Lettres de Mlle de Lespinasse/Lettre CXXXI

Garnier Frères (p. 296-298).

LETTRE CXXXI

Dimanche au soir, 24 septembre 1775.

Je ne veux pas rendre votre calcul faux ; vous supposeriez peut-être que j’y mets de l’humeur, du projet, peut-être du caprice ; et rien ne pourrait plus l’excuser. La raison est égale et juste, et il est bien temps de m’y tenir. Non, s’il vous plaît vous ne me donnerez jamais d’explication sur des faits que Dieu même ne saurait changer. Il faut s’en tenir aux résultats. Vous êtes marié, vous avez aimé, vous aimez et vous aimerez un objet qui a déjà depuis longtemps de l’attrait pour vous, par la vivacité et la force de son sentiment ; cela est dans l’ordre, cela est dans la nature, cela est dans le devoir, et par conséquent il faudrait être bête ou folle pour entrer dans des raisonnements qui troubleraient votre bonheur, et qui continueraient mon supplice.

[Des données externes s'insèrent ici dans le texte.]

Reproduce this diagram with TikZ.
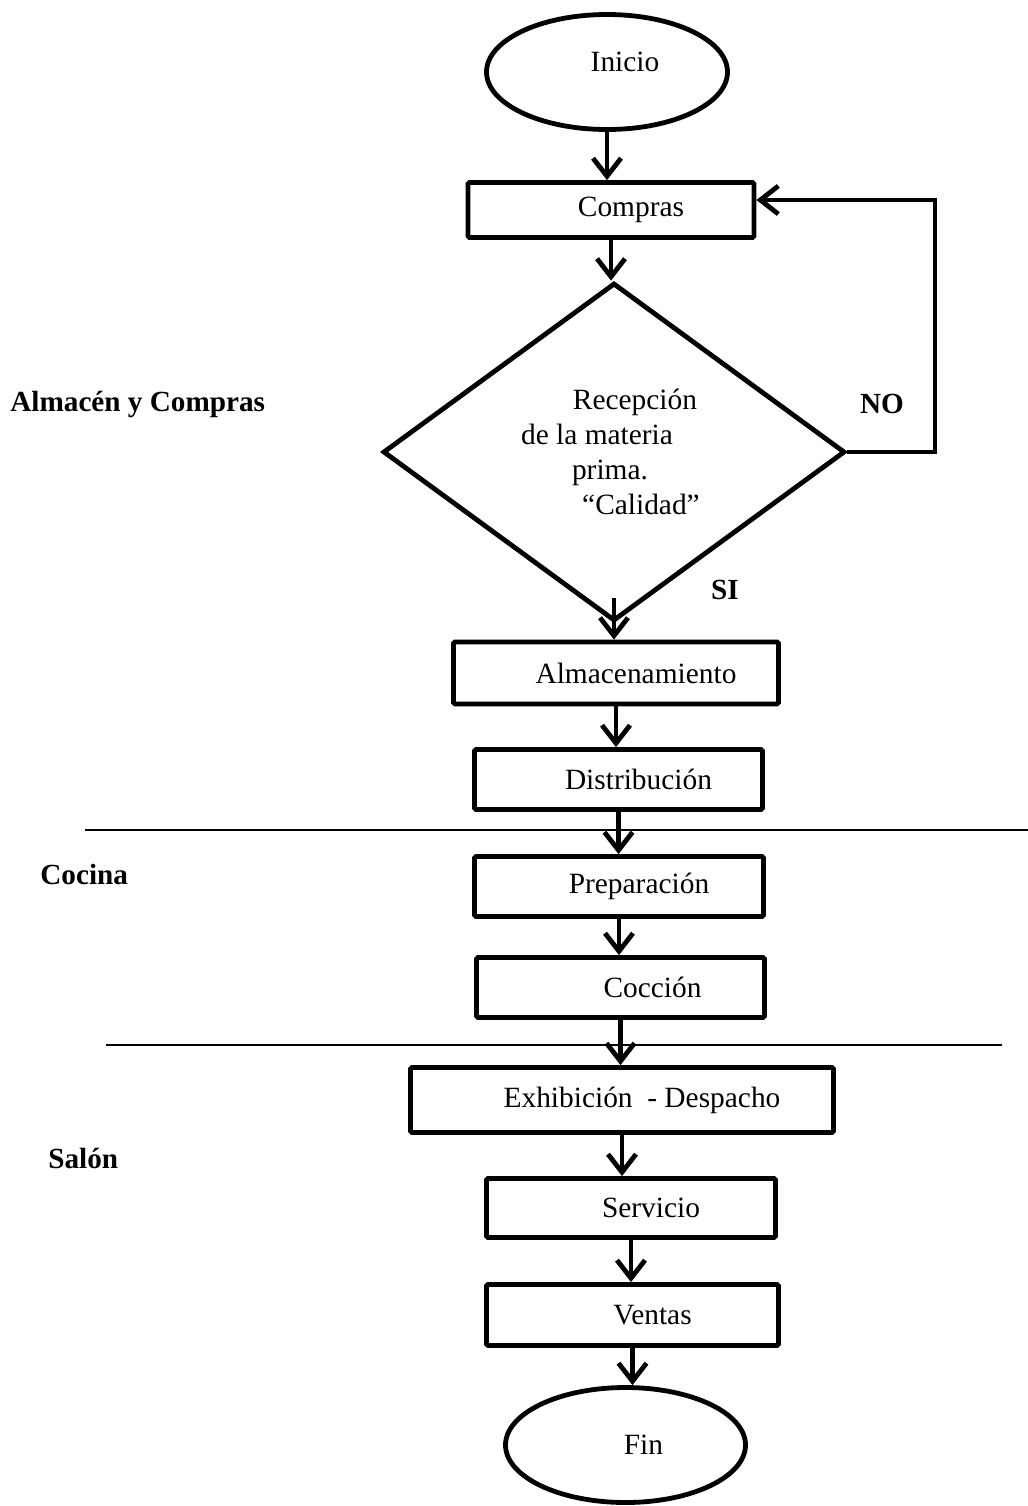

Tout est dit à jamais, et croyez-moi, sauvons les détails : quand une fois le fil de la vérité a été rompu, il ne faut pas le rajouter ; cela va toujours mal. Dans tous les temps, dans toutes les circonstances, je vous ai dit vrai ; aussi il n’y aurait ni confusion, ni embarras pour moi. Depuis que je vis, je n’ai pas à me reprocher d’avoir trompé qui que ce soit dans la nature. J’ai été sans doute bien coupable ; mais je puis me dire que la vérité m’a toujours été sacrée. Les situations de roman, ou plutôt qui ne sont point dans les romans, ne sauront rien changer à celle du malheur et du désespoir où j’ai passé ma vie depuis quelques années. Sans doute que le roman que vous avez commencé sera plein de plaisir, de bonheur et de tout ce qui pourra faire votre félicité ; je le désire de tout mon cœur. Pour moi, je ne devais figurer que dans les romans de Prevost ; jugez si je dois être exclue de l’Astrée ! Adieu. Je vous ai écrit un volume, vous devez avoir besoin de vous reposer de moi.

M. de Saint-Chamans est beaucoup mieux depuis deux jours : il vous remercie mille fois. M. d’Alembert a été bien touché de votre souvenir. Le comte de C… est de retour au ciel : la mère et l’enfant se portent à merveille. Madame de Châtillon vient d’arriver ; elle sort de chez moi. J’espère que M. d’Andezi reviendra dans peu de jours. Je n’ai plus de fièvre.